The target of their ire was the U.S. Supreme Court’s upholding of UT’s continued consideration of race in admissions as a path to creating a diverse student body (cf. Fisher v. University of Texas at Austin).

But the group’s jab in the eye to UT’s policy was met with quick opposition in the form of roughly 400 protesters. Drawn by ire and curiosity, they loudly challenged YCT’s members who had taken to the short wall around the mall’s bordering flower beds. Those nearest the front challenged the conservatives on principle and policy, but to their frustration, odd drifts of the yelled debate rarely made it more than a few feet over the insistent buzz of other conversations.

If you’d actually wanted to know what was going on, it was a better idea to follow The Daily Texan’s live feed on Facebook, or any of the other streams from the small forest of cell phones at the front of the protesting crowd. Without that social media presence, it was hard to see that some of the most furious debate was between two African-American males taking stances with historical precedent: one following the line of revered NAACP president Walter Francis White that intervention is necessary to balance an inherently unfair system; the other pushing historian Carter G. Woodson’s line that handouts cripple self-reliance.

However, the more abiding image of four white students, grinning, holding up that confrontational price list like it was prime political satire that would make Jonathan Swift chortle. YCT posted the menu on its official Instagram account (before promptly deleting it), which in turn got screengrabbed and disseminated around the internet.

If YCT’s aim, as its organizers claimed, was to get a debate started about affirmative action, then it was a quasi-success. Little pockets of discussion broke out. Two guys, furrow-browed, exchanged blunt questions about the scale of European and white American deaths in World Wars I and II as an indicator of hardship. Another told his friend that, yes, he wondered sometimes about whether being Hispanic had affected his admission chances; but then knew how hard he worked to get to UT, and how hard he worked to stay there. One African-American student testily responded to an open question of who made it to the school because of affirmative action by saying: “I struggled to get here.”

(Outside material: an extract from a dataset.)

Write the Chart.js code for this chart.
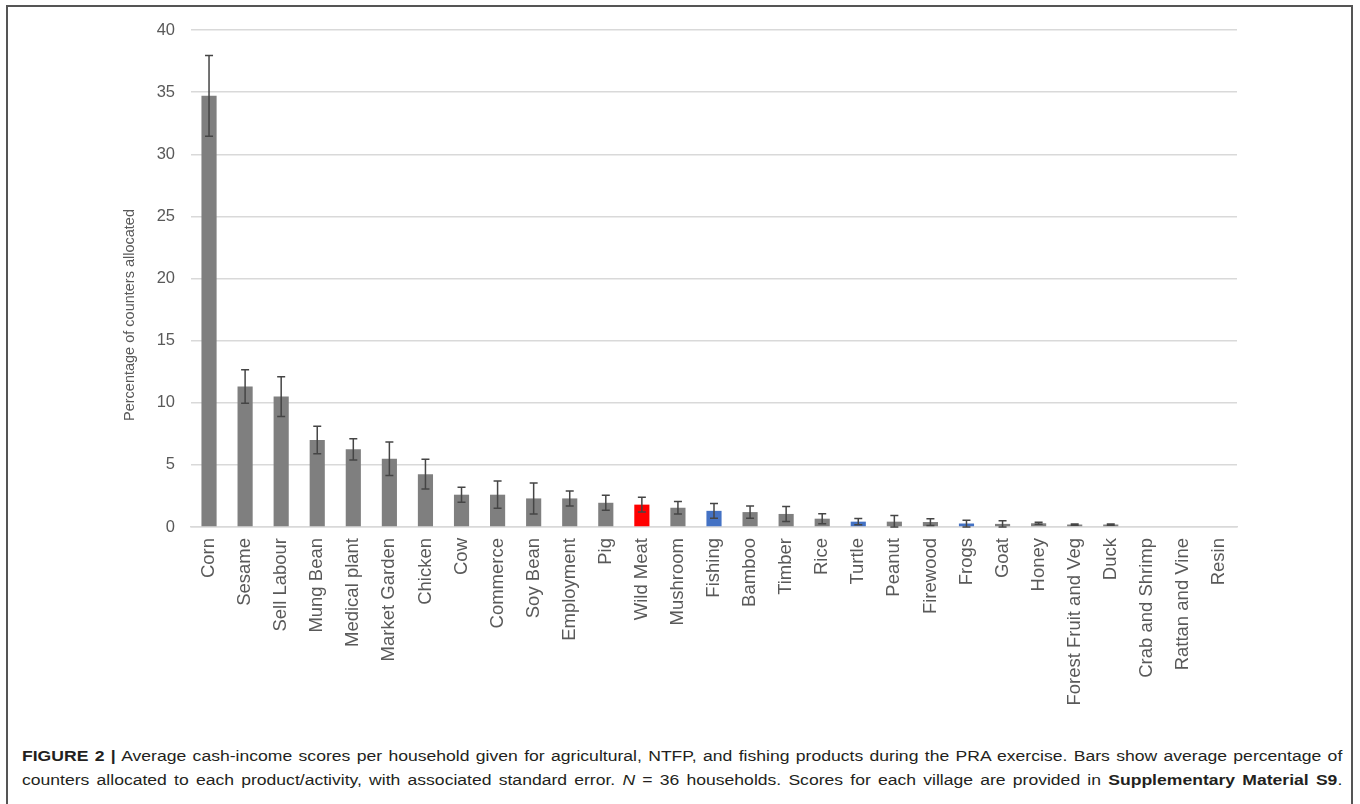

To most in attendance, the claim that this was about starting a dialogue seemed as plausible as Donald Trump suddenly proclaiming he wanted to teach J 395 (Ethics of Journalism) to budding undergraduate reporters. What YCT did was garner attention. At least, more so than when they pulled the same stunt in 2013, before SCOTUS sent Abigail Fisher and her challenge to affirmative action packing (and before the worst dregs of the far right fulminated conspiracy theories that liberals had assassinated Associate Justice Antonin Scalia because he would have swooped to her rescue). Many statewide and national media entities turned up and turned the crowd into news fodder. That Daily Texan feed broke 130,000 views. Even UT President Greg Fenves chimed in, tweeting that the sale “does not reflect UT values. Diversity & inclusion will always be top priorities.”

With seemingly no sense of irony, YCT-UT Chair Vidal Castañeda later issued a statement that his group’s members were merely exercising their rights under the First Amendment, and that they “will not be deterred by liberal elites that would love nothing more than to silence conservative, common sense voices on campus.” Considering the worst they got was the odd chant of “Hey hey, ho ho, this racist group has got to go,” and most of the live feeds were coming from opponents who sought to challenge them in discussion, it’s hard to see how he thought his rights were trampled.

Inevitably, as 2pm curled around, the crowd began to dissipate in time for the next class. Down the path, the Hispanic Student Association volunteer suddenly brightened up as the dispersing crowd grew nearer. “Cup of corn?” he asked.